Некоторых я уже узнаю – они годами стоят беременные, жалобно скривив лицо, либо сгорбились над картонкой «подайте сыну на операцию». Одна, хроменькая, как-то стояла с детской колясочкой, в которой никого не было – так, тряпки. Протянула ко мне дрожащие руки – и, жалобно: «доченька, Христом прошу…» Я сунула руку в сумку (о этот миг надежды, да?), достала телефон и направила камеру на колясочку. С криком «ёб твою мать!» хроменькая обрела ноги и бросилась прочь, обогащая прохожих всеми словарными статьями, собранными Плуцером – Сарно и запрещенными Думой нашей народной, ненаглядной.

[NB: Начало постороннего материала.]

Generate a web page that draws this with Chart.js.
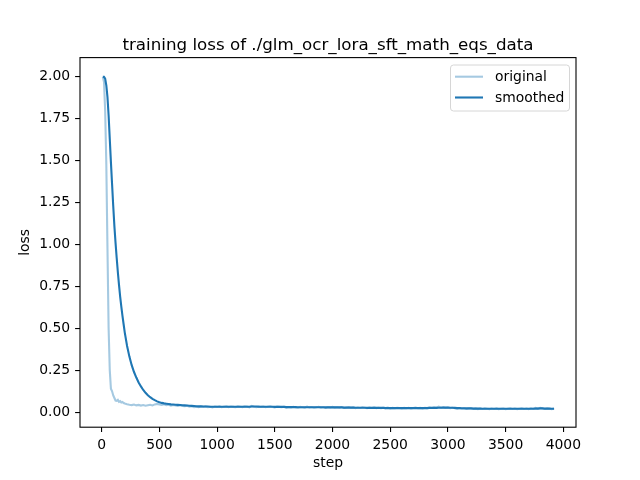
<!DOCTYPE html>
<html>
<head>
<meta charset="utf-8">
<script src="https://cdn.jsdelivr.net/npm/chart.js@4.4.1/dist/chart.umd.min.js"></script>
<style>
html,body{margin:0;padding:0;background:#ffffff;}
#wrap{width:640px;height:480px;position:relative;}
</style>
</head>
<body>
<div id="wrap"><canvas id="c" width="640" height="480"></canvas></div>
<script>
// ---------- data ----------
const chartTitle = 'training loss of ./glm_ocr_lora_sft_math_eqs_data';
const xAxisLabel = 'step';
const yAxisLabel = 'loss';
const seriesNames = ['original', 'smoothed'];

const xTickValues = [0, 500, 1000, 1500, 2000, 2500, 3000, 3500, 4000];
const yTickValues = [0.00, 0.25, 0.50, 0.75, 1.00, 1.25, 1.50, 1.75, 2.00];

const steps = [
  10, 20, 30, 40, 50, 60, 70, 80, 90, 100,
  110, 120, 130, 140, 150, 160, 170, 180, 190, 200,
  220, 240, 260, 280, 300, 320, 340, 360, 380, 400,
  420, 440, 460, 480, 500, 520, 540, 560, 580, 600,
  620, 640, 660, 680, 700, 720, 740, 760, 780, 800,
  820, 840, 860, 880, 900, 920, 940, 960, 980, 1000,
  1020, 1040, 1060, 1080, 1100, 1120, 1140, 1160, 1180, 1200,
  1220, 1240, 1260, 1280, 1300, 1320, 1340, 1360, 1380, 1400,
  1420, 1440, 1460, 1480, 1500, 1520, 1540, 1560, 1580, 1600,
  1620, 1640, 1660, 1680, 1700, 1720, 1740, 1760, 1780, 1800,
  1820, 1840, 1860, 1880, 1900, 1920, 1940, 1960, 1980, 2000,
  2020, 2040, 2060, 2080, 2100, 2120, 2140, 2160, 2180, 2200,
  2220, 2240, 2260, 2280, 2300, 2320, 2340, 2360, 2380, 2400,
  2420, 2440, 2460, 2480, 2500, 2520, 2540, 2560, 2580, 2600,
  2620, 2640, 2660, 2680, 2700, 2720, 2740, 2760, 2780, 2800,
  2820, 2840, 2860, 2880, 2900, 2920, 2940, 2960, 2980, 3000,
  3020, 3040, 3060, 3080, 3100, 3120, 3140, 3160, 3180, 3200,
  3220, 3240, 3260, 3280, 3300, 3320, 3340, 3360, 3380, 3400,
  3420, 3440, 3460, 3480, 3500, 3520, 3540, 3560, 3580, 3600,
  3620, 3640, 3660, 3680, 3700, 3720, 3740, 3760, 3780, 3800,
  3820, 3840, 3860, 3880, 3900, 3920
];

const originalLoss = [
  2.00, 1.97, 1.80, 1.48, 0.98, 0.50, 0.25, 0.14, 0.125, 0.10,
  0.085, 0.070, 0.068, 0.074, 0.062, 0.066, 0.058, 0.061, 0.055, 0.052,
  0.048, 0.045, 0.043, 0.046, 0.041, 0.044, 0.040, 0.043, 0.039, 0.042,
  0.045, 0.041, 0.047, 0.050, 0.046, 0.044, 0.048, 0.042, 0.045, 0.040,
  0.043, 0.041, 0.038, 0.042, 0.037, 0.036, 0.039, 0.034, 0.036, 0.031,
  0.033, 0.030, 0.034, 0.032, 0.035, 0.031, 0.033, 0.029, 0.034, 0.032,
  0.035, 0.030, 0.033, 0.036, 0.031, 0.034, 0.032, 0.030, 0.035, 0.033,
  0.031, 0.036, 0.034, 0.030, 0.038, 0.033, 0.031, 0.035, 0.032, 0.034,
  0.030, 0.033, 0.036, 0.031, 0.029, 0.034, 0.032, 0.030, 0.033, 0.028,
  0.031, 0.029, 0.033, 0.030, 0.027, 0.032, 0.030, 0.028, 0.034, 0.029,
  0.031, 0.027, 0.030, 0.033, 0.028, 0.030, 0.026, 0.031, 0.029, 0.032,
  0.028, 0.030, 0.027, 0.031, 0.026, 0.029, 0.031, 0.027, 0.029, 0.025,
  0.028, 0.026, 0.030, 0.027, 0.024, 0.028, 0.026, 0.029, 0.025, 0.027,
  0.024, 0.027, 0.025, 0.028, 0.023, 0.026, 0.024, 0.027, 0.025, 0.023,
  0.026, 0.024, 0.027, 0.023, 0.025, 0.028, 0.024, 0.026, 0.023, 0.027,
  0.025, 0.028, 0.026, 0.029, 0.027, 0.033, 0.028, 0.030, 0.026, 0.028,
  0.025, 0.027, 0.024, 0.022, 0.025, 0.021, 0.023, 0.020, 0.022, 0.024,
  0.021, 0.023, 0.019, 0.022, 0.020, 0.023, 0.021, 0.019, 0.022, 0.020,
  0.023, 0.019, 0.021, 0.022, 0.018, 0.021, 0.023, 0.020, 0.022, 0.019,
  0.021, 0.023, 0.020, 0.022, 0.019, 0.024, 0.021, 0.027, 0.023, 0.026,
  0.022, 0.020, 0.023, 0.021, 0.019, 0.022
];

const smoothedLoss = [
  2.00, 2.00, 1.99, 1.95, 1.88, 1.77, 1.63, 1.49, 1.36, 1.23,
  1.11, 1.01, 0.92, 0.835, 0.76, 0.69, 0.63, 0.575, 0.525, 0.475,
  0.395, 0.332, 0.281, 0.240, 0.207, 0.178, 0.154, 0.133, 0.116, 0.102,
  0.090, 0.080, 0.072, 0.065, 0.060, 0.056, 0.053, 0.051, 0.049, 0.047,
  0.046, 0.045, 0.044, 0.043, 0.042, 0.041, 0.040, 0.039, 0.038, 0.037,
  0.036, 0.035, 0.035, 0.034, 0.034, 0.034, 0.033, 0.033, 0.033, 0.033,
  0.033, 0.033, 0.033, 0.033, 0.033, 0.033, 0.033, 0.033, 0.033, 0.033,
  0.033, 0.033, 0.033, 0.033, 0.034, 0.034, 0.034, 0.033, 0.033, 0.033,
  0.033, 0.033, 0.033, 0.033, 0.032, 0.032, 0.032, 0.032, 0.032, 0.031,
  0.031, 0.031, 0.031, 0.031, 0.030, 0.030, 0.030, 0.030, 0.030, 0.030,
  0.030, 0.030, 0.030, 0.030, 0.030, 0.030, 0.029, 0.029, 0.029, 0.029,
  0.029, 0.029, 0.029, 0.029, 0.028, 0.028, 0.028, 0.028, 0.028, 0.027,
  0.027, 0.027, 0.027, 0.027, 0.026, 0.026, 0.026, 0.026, 0.026, 0.026,
  0.026, 0.026, 0.025, 0.025, 0.025, 0.025, 0.025, 0.025, 0.025, 0.025,
  0.025, 0.025, 0.025, 0.025, 0.025, 0.025, 0.025, 0.025, 0.025, 0.025,
  0.025, 0.026, 0.026, 0.026, 0.026, 0.027, 0.027, 0.028, 0.028, 0.028,
  0.027, 0.027, 0.026, 0.025, 0.025, 0.024, 0.024, 0.023, 0.023, 0.023,
  0.022, 0.022, 0.022, 0.022, 0.021, 0.021, 0.021, 0.021, 0.021, 0.021,
  0.021, 0.021, 0.021, 0.021, 0.021, 0.021, 0.021, 0.021, 0.021, 0.021,
  0.021, 0.021, 0.021, 0.021, 0.021, 0.021, 0.021, 0.022, 0.022, 0.023,
  0.023, 0.022, 0.022, 0.022, 0.021, 0.021
];

// ---------- styling ----------
const FONT = "'DejaVu Sans', 'Liberation Sans', sans-serif";
const BLUE = '#1f77b4';
const BLUE_LIGHT = 'rgba(31,119,180,0.4)';

const toPoints = (xs, ys) => xs.map((x, i) => ({ x: x, y: ys[i] }));

const decorPlugin = {
  id: 'decor',
  afterDraw(chart) {
    const ctx = chart.ctx;
    const a = chart.chartArea;
    ctx.save();
    // axes frame (all four spines)
    ctx.strokeStyle = '#000000';
    ctx.lineWidth = 1.1;
    ctx.strokeRect(a.left, a.top, a.right - a.left, a.bottom - a.top);

    ctx.fillStyle = '#000000';
    // title
    ctx.font = '16.7px ' + FONT;
    ctx.textAlign = 'center';
    ctx.textBaseline = 'alphabetic';
    ctx.fillText(chartTitle, (a.left + a.right) / 2, 50);

    // x label
    ctx.font = '13.9px ' + FONT;
    ctx.fillText(xAxisLabel, (a.left + a.right) / 2, 466.5);

    // y label
    ctx.save();
    ctx.translate(29, (a.top + a.bottom) / 2);
    ctx.rotate(-Math.PI / 2);
    ctx.textAlign = 'center';
    ctx.textBaseline = 'alphabetic';
    ctx.fillText(yAxisLabel, 0, 0);
    ctx.restore();

    // legend
    const lx = 450.5, ly = 65, lw = 119, lh = 46, r = 3;
    ctx.beginPath();
    ctx.moveTo(lx + r, ly);
    ctx.lineTo(lx + lw - r, ly);
    ctx.quadraticCurveTo(lx + lw, ly, lx + lw, ly + r);
    ctx.lineTo(lx + lw, ly + lh - r);
    ctx.quadraticCurveTo(lx + lw, ly + lh, lx + lw - r, ly + lh);
    ctx.lineTo(lx + r, ly + lh);
    ctx.quadraticCurveTo(lx, ly + lh, lx, ly + lh - r);
    ctx.lineTo(lx, ly + r);
    ctx.quadraticCurveTo(lx, ly, lx + r, ly);
    ctx.closePath();
    ctx.fillStyle = 'rgba(255,255,255,0.8)';
    ctx.fill();
    ctx.strokeStyle = '#d6d6d6';
    ctx.lineWidth = 1;
    ctx.stroke();

    const rows = [
      { y: 76.7, color: BLUE_LIGHT, label: chart.data.datasets[0].label },
      { y: 97.5, color: BLUE, label: chart.data.datasets[1].label }
    ];
    rows.forEach(row => {
      ctx.beginPath();
      ctx.strokeStyle = row.color;
      ctx.lineWidth = 2.1;
      ctx.moveTo(455, row.y);
      ctx.lineTo(483, row.y);
      ctx.stroke();
      ctx.fillStyle = '#000000';
      ctx.font = '13.9px ' + FONT;
      ctx.textAlign = 'left';
      ctx.textBaseline = 'middle';
      ctx.fillText(row.label, 495, row.y + 0.5);
    });
    ctx.restore();
  }
};

new Chart(document.getElementById('c'), {
  type: 'line',
  data: {
    datasets: [
      {
        label: seriesNames[0],
        data: toPoints(steps, originalLoss),
        borderColor: BLUE_LIGHT,
        backgroundColor: BLUE_LIGHT,
        borderWidth: 2.1,
        pointRadius: 0,
        tension: 0,
        fill: false,
        order: 1
      },
      {
        label: seriesNames[1],
        data: toPoints(steps, smoothedLoss),
        borderColor: BLUE,
        backgroundColor: BLUE,
        borderWidth: 2.1,
        pointRadius: 0,
        tension: 0,
        fill: false,
        order: 0
      }
    ]
  },
  options: {
    responsive: false,
    animation: false,
    devicePixelRatio: 1,
    parsing: true,
    layout: { padding: { top: 57.6, right: 64, left: 0, bottom: 0 } },
    plugins: {
      legend: { display: false },
      title: { display: false },
      tooltip: { enabled: false }
    },
    scales: {
      x: {
        type: 'linear',
        min: -188,
        max: 4110,
        afterBuildTicks: s => { s.ticks = xTickValues.map(v => ({ value: v })); },
        afterFit: s => { s.height = 52.8; },
        grid: { drawOnChartArea: false, drawTicks: true, tickLength: 4.9, color: '#000000', lineWidth: 1.1 },
        border: { display: false },
        ticks: {
          color: '#000000',
          font: { family: FONT, size: 13.9 },
          padding: 4.9,
          maxRotation: 0,
          autoSkip: false,
          callback: v => String(v)
        }
      },
      y: {
        type: 'linear',
        min: -0.089,
        max: 2.115,
        afterBuildTicks: s => { s.ticks = yTickValues.map(v => ({ value: v })); },
        afterFit: s => { s.width = 80; },
        grid: { drawOnChartArea: false, drawTicks: true, tickLength: 4.9, color: '#000000', lineWidth: 1.1 },
        border: { display: false },
        ticks: {
          color: '#000000',
          font: { family: FONT, size: 13.9 },
          padding: 4.9,
          autoSkip: false,
          callback: v => Number(v).toFixed(2)
        }
      }
    }
  },
  plugins: [decorPlugin]
});
</script>
</body>
</html>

Есть одна бабка – крепкая, в сапогах «резиновые с золотом», любит располагаться у моего подъезда, прислонившись к водосточной трубе. Люблю, возясь с ключами, поговорить с ней. Если она принесла картонку с сыном и операцией – спросить, что оперировать будем, где и почем. Если у нее образовалась голодная дочь с больными внучатами – расспрошу, отчего она покупает себе юбки с люрексом (торчит из-под рубища), а не печет дома доступные пироги из дешевой муки «Предпортовая». Если просит безадресно – предлагаю ей вынести мой мусор на помойку – нетяжелый, и нести всего метров 150, а я бы заплатила рублей десять; право, не пожалела бы десятки.
Грязная ругань из уст милой бабушки скрашивает мои серые будни.